begin
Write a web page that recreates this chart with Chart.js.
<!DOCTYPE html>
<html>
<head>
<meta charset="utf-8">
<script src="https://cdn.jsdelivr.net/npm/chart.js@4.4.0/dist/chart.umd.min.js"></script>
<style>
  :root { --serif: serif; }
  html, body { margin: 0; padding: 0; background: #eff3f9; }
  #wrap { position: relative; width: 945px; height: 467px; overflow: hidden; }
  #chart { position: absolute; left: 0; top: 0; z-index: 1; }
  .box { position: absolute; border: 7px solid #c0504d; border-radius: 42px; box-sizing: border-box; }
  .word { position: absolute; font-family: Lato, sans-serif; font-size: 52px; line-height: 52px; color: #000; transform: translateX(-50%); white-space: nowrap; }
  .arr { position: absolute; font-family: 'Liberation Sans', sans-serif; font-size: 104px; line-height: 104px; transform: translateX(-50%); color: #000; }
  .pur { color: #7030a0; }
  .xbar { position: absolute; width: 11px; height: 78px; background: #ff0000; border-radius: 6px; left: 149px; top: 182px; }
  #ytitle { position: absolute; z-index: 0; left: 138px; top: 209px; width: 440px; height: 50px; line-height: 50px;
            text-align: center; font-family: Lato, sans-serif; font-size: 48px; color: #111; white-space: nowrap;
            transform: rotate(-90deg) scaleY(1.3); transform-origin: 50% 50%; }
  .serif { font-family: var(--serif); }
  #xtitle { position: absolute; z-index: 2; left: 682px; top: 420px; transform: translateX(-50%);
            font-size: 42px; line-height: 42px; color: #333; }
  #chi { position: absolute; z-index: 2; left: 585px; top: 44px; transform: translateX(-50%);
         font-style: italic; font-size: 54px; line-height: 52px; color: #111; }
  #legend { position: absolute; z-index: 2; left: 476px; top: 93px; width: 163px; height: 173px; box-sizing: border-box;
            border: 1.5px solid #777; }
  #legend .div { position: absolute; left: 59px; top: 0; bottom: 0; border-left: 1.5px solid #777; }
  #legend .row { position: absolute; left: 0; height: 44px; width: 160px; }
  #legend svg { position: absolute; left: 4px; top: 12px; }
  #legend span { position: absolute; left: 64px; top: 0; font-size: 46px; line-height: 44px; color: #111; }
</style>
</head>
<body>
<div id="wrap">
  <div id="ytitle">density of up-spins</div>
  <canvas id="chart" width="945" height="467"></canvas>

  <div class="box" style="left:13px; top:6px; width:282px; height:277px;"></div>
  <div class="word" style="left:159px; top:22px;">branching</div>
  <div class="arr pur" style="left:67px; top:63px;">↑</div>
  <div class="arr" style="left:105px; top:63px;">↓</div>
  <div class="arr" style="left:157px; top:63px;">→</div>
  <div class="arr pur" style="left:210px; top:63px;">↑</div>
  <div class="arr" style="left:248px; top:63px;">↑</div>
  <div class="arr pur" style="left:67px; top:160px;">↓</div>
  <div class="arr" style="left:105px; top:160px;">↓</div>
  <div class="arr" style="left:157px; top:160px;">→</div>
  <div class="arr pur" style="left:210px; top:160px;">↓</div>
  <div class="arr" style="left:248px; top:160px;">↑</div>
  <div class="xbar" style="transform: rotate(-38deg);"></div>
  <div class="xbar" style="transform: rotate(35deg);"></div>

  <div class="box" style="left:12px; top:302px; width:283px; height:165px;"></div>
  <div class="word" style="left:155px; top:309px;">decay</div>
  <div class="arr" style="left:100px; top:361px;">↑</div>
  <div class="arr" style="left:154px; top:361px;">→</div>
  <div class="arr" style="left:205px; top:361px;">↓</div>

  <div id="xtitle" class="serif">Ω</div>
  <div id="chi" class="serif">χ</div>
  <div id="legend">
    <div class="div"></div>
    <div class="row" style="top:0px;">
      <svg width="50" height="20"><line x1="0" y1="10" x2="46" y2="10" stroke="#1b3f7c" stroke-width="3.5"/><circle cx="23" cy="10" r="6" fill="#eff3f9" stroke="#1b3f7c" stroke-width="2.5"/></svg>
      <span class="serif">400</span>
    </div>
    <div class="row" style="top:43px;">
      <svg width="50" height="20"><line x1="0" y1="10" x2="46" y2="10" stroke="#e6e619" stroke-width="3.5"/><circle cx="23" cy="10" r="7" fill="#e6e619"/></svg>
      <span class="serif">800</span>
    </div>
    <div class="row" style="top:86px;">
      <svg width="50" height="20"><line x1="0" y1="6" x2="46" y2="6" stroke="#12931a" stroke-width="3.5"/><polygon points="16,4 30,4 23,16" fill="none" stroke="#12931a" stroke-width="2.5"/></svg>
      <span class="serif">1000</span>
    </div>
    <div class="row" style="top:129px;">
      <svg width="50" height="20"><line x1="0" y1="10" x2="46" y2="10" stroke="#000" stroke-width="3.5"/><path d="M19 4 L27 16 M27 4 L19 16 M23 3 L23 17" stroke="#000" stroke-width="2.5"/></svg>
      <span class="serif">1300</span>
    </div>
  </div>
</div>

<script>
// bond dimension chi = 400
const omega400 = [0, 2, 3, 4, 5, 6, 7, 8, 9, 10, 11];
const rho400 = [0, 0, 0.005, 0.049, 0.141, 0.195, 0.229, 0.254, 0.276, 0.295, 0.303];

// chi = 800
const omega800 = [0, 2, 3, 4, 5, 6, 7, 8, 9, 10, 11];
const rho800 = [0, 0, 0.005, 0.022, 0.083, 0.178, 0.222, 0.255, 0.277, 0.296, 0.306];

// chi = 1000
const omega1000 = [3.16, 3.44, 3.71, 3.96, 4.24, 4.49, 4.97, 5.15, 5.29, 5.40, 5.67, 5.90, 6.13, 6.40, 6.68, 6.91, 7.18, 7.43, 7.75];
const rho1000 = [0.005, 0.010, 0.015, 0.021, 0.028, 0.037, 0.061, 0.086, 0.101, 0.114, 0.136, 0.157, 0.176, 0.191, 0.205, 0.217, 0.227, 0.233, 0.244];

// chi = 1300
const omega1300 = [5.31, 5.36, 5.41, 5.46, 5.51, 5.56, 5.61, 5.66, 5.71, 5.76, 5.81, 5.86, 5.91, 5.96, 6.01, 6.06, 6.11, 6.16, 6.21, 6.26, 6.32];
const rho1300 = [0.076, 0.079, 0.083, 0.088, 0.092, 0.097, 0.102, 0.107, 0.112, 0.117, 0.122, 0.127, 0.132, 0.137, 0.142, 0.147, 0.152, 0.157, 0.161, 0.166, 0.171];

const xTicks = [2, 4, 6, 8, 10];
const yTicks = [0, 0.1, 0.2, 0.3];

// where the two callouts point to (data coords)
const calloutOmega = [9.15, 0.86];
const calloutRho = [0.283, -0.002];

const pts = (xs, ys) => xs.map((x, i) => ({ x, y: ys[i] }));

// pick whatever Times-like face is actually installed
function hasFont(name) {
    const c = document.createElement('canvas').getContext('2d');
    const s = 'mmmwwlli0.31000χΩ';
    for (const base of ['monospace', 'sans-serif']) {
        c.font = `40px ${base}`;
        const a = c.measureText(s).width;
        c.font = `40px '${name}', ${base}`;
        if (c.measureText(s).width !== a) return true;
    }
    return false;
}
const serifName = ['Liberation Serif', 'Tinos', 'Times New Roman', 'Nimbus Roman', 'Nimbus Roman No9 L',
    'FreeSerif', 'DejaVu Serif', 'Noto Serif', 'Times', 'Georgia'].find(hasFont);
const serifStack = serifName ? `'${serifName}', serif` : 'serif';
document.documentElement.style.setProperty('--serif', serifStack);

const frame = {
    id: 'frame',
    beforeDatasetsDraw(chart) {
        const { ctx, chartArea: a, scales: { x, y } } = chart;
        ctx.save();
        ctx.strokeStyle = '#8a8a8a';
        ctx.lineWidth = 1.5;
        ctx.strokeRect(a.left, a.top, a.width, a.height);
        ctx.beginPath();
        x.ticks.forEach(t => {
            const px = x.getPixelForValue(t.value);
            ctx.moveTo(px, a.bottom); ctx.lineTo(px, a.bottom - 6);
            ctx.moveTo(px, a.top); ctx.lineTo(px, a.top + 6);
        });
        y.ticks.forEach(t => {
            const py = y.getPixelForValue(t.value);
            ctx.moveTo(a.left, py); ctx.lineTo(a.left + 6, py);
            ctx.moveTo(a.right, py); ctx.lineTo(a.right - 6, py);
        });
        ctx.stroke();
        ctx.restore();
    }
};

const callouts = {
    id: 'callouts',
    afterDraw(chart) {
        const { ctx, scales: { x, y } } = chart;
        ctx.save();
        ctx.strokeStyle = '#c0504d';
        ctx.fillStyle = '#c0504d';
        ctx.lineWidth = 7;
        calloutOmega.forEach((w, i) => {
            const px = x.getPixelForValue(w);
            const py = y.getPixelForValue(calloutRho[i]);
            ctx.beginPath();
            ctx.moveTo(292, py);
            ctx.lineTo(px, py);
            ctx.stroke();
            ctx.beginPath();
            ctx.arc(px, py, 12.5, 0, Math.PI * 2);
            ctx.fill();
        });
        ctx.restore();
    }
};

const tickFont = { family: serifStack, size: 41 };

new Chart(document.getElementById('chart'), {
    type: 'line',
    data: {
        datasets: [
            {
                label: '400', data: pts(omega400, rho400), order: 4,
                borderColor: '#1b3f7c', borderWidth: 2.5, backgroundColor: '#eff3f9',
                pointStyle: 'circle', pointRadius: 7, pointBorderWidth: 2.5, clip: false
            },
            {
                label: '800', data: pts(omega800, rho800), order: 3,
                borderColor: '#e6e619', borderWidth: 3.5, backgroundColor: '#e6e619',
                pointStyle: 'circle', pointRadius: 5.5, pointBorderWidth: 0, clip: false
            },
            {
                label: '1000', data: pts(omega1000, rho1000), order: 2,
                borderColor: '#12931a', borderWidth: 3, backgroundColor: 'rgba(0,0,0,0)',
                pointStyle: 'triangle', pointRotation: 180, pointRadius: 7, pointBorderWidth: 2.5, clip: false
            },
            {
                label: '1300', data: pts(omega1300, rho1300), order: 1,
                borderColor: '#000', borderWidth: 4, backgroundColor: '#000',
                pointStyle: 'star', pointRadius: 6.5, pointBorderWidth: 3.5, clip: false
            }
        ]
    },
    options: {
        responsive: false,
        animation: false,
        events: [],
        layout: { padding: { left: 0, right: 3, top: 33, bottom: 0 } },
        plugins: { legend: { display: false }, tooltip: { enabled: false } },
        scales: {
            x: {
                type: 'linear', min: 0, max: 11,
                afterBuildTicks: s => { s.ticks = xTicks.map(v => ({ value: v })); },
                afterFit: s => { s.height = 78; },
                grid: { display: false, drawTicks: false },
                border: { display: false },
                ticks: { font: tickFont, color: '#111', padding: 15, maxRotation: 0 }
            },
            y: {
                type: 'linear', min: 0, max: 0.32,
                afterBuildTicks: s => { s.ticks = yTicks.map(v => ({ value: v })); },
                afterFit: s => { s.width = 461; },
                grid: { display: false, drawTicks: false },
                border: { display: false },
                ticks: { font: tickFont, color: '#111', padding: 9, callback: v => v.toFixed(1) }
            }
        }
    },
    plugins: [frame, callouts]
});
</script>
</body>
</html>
end
begin
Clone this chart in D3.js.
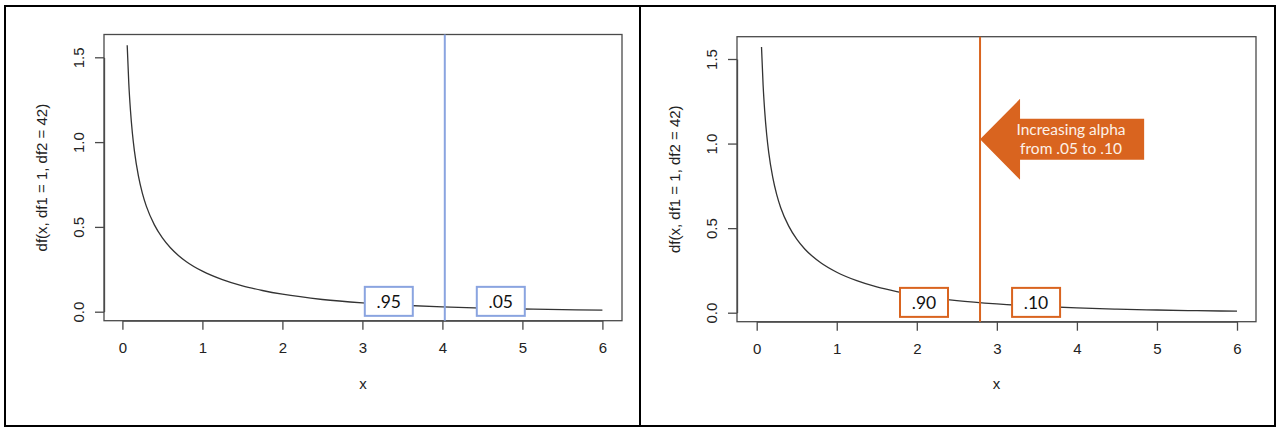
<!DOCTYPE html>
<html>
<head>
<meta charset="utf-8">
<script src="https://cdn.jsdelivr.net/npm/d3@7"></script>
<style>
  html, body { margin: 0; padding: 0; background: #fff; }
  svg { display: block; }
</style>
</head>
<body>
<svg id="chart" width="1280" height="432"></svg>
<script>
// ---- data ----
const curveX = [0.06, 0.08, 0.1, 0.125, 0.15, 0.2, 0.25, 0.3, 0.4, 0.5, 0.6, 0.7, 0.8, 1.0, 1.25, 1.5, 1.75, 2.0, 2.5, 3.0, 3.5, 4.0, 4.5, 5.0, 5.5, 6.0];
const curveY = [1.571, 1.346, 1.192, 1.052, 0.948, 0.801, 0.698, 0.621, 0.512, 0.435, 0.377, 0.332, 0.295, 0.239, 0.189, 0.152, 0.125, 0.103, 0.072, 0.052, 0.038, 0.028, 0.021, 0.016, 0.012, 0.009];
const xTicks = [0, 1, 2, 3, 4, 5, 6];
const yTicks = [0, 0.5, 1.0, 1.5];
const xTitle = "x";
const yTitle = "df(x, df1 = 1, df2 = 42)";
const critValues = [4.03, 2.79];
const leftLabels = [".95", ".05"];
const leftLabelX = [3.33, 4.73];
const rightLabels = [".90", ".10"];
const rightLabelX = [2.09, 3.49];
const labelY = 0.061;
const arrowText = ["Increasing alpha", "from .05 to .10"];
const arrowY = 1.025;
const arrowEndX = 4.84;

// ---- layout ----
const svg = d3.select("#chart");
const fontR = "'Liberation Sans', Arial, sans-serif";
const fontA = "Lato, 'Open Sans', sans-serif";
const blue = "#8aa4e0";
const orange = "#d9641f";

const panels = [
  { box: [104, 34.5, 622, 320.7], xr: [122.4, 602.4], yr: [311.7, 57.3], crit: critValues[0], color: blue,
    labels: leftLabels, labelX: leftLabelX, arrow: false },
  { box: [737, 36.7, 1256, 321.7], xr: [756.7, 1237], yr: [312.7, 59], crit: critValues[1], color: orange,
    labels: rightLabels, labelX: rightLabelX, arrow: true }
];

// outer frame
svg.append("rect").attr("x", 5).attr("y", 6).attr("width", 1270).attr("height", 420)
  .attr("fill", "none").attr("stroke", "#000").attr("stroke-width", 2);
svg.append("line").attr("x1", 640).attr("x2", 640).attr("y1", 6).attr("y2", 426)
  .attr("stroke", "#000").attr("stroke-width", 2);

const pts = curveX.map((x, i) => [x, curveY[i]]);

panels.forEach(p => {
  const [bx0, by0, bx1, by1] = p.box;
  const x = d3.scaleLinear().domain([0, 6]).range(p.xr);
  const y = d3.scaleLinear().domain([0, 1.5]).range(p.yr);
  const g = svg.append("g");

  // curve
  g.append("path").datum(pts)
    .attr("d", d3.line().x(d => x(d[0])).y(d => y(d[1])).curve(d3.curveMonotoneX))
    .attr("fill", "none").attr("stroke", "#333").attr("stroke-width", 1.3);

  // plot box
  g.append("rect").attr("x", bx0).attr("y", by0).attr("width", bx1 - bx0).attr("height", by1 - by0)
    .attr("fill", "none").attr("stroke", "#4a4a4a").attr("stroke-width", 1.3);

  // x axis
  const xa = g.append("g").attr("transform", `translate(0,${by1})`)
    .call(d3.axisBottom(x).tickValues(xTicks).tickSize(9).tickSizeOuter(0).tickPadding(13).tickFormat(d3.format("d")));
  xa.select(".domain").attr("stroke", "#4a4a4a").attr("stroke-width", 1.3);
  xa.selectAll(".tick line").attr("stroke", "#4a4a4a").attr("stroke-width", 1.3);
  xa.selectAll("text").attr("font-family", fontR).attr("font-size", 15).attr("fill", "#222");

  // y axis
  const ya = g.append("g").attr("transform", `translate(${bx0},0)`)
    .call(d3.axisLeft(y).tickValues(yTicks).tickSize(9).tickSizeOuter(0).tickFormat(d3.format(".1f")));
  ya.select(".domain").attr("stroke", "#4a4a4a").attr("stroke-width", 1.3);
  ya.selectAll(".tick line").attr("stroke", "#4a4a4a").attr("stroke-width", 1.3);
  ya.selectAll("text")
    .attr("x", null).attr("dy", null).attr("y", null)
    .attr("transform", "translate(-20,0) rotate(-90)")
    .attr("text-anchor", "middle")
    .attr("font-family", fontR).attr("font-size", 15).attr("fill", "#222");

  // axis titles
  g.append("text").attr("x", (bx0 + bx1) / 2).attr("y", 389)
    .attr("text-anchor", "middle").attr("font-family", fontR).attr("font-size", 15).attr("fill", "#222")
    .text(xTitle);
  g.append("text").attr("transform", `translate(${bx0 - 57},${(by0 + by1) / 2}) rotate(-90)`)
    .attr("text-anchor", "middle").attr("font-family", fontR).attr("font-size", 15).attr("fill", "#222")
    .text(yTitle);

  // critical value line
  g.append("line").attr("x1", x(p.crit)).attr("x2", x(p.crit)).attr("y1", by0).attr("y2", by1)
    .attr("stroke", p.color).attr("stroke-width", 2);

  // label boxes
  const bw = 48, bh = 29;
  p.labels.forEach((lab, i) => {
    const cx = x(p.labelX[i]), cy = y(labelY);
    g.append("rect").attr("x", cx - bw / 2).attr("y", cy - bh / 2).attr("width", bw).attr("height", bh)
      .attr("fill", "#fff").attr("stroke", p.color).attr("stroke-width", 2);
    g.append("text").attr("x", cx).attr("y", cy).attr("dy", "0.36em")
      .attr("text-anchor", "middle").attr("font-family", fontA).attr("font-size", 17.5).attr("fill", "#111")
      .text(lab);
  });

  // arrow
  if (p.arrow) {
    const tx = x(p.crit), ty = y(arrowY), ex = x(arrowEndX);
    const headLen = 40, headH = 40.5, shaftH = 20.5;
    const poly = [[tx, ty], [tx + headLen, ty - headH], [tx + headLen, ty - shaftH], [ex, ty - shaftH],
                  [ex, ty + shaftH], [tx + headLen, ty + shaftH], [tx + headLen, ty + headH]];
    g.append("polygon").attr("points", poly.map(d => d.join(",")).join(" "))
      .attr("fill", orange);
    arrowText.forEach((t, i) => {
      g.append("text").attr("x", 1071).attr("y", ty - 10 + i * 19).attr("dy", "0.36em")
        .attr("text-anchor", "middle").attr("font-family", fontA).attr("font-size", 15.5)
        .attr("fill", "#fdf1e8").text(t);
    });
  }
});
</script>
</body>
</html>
end
begin
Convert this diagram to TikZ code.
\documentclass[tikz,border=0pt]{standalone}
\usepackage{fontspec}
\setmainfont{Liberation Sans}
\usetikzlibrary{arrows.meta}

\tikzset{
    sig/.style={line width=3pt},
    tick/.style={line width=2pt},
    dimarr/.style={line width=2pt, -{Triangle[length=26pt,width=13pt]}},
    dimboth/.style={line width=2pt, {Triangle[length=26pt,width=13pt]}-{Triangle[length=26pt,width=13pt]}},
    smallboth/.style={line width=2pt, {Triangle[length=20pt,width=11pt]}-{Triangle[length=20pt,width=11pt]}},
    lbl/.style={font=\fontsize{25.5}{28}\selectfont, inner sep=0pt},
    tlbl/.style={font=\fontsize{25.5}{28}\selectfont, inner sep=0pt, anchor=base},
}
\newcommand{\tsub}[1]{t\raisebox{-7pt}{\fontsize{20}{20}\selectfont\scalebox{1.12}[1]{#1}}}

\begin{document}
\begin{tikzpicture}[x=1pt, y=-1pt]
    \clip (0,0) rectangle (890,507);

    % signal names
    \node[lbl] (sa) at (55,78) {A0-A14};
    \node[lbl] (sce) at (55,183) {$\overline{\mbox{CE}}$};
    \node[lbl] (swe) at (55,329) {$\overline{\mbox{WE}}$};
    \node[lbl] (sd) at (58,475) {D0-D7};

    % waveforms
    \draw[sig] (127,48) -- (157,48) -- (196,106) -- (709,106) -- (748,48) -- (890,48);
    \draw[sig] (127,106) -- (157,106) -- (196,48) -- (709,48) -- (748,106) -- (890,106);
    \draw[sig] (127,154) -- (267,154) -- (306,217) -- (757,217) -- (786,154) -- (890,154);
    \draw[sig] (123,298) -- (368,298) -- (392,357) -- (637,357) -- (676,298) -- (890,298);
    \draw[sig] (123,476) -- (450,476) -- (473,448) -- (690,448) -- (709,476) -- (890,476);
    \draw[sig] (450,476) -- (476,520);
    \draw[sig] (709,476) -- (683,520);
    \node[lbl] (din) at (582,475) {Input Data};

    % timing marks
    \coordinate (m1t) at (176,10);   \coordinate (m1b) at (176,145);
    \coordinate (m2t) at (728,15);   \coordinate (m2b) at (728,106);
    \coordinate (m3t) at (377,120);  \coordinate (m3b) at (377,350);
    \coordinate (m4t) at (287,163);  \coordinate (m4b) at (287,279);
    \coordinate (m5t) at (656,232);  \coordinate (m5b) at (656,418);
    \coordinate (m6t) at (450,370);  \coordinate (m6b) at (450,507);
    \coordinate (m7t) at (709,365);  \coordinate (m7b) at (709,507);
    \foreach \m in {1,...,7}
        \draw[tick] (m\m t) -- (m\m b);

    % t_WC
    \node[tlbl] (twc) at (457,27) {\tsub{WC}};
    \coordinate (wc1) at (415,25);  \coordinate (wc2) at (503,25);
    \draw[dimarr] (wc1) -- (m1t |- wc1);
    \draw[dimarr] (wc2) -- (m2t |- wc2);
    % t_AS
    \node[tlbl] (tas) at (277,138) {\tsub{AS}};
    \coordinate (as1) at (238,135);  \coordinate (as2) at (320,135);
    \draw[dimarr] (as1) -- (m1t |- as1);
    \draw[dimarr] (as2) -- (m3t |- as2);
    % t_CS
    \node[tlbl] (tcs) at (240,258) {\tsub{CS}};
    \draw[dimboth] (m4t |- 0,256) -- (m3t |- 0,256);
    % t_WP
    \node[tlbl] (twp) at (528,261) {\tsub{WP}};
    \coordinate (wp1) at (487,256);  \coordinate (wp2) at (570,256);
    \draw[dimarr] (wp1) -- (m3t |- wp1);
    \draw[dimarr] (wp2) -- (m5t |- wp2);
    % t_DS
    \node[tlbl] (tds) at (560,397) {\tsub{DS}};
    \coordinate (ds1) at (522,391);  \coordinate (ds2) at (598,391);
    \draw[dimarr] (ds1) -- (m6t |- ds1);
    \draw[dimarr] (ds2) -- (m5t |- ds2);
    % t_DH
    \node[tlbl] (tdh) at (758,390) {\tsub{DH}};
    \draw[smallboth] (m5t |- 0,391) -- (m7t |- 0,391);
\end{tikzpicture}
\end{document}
end
▸ **Problem to work on**
Using the data above, transcribe the lines that run from the line with "Convert this diagram to TikZ code." to the line with "(sd) at (58,475)", both ends kept, and output nothing else.

▸ **Output of the exercise**
Convert this diagram to TikZ code.
\documentclass[tikz,border=0pt]{standalone}
\usepackage{fontspec}
\setmainfont{Liberation Sans}
\usetikzlibrary{arrows.meta}

\tikzset{
    sig/.style={line width=3pt},
    tick/.style={line width=2pt},
    dimarr/.style={line width=2pt, -{Triangle[length=26pt,width=13pt]}},
    dimboth/.style={line width=2pt, {Triangle[length=26pt,width=13pt]}-{Triangle[length=26pt,width=13pt]}},
    smallboth/.style={line width=2pt, {Triangle[length=20pt,width=11pt]}-{Triangle[length=20pt,width=11pt]}},
    lbl/.style={font=\fontsize{25.5}{28}\selectfont, inner sep=0pt},
    tlbl/.style={font=\fontsize{25.5}{28}\selectfont, inner sep=0pt, anchor=base},
}
\newcommand{\tsub}[1]{t\raisebox{-7pt}{\fontsize{20}{20}\selectfont\scalebox{1.12}[1]{#1}}}

\begin{document}
\begin{tikzpicture}[x=1pt, y=-1pt]
    \clip (0,0) rectangle (890,507);

    % signal names
    \node[lbl] (sa) at (55,78) {A0-A14};
    \node[lbl] (sce) at (55,183) {$\overline{\mbox{CE}}$};
    \node[lbl] (swe) at (55,329) {$\overline{\mbox{WE}}$};
    \node[lbl] (sd) at (58,475) {D0-D7};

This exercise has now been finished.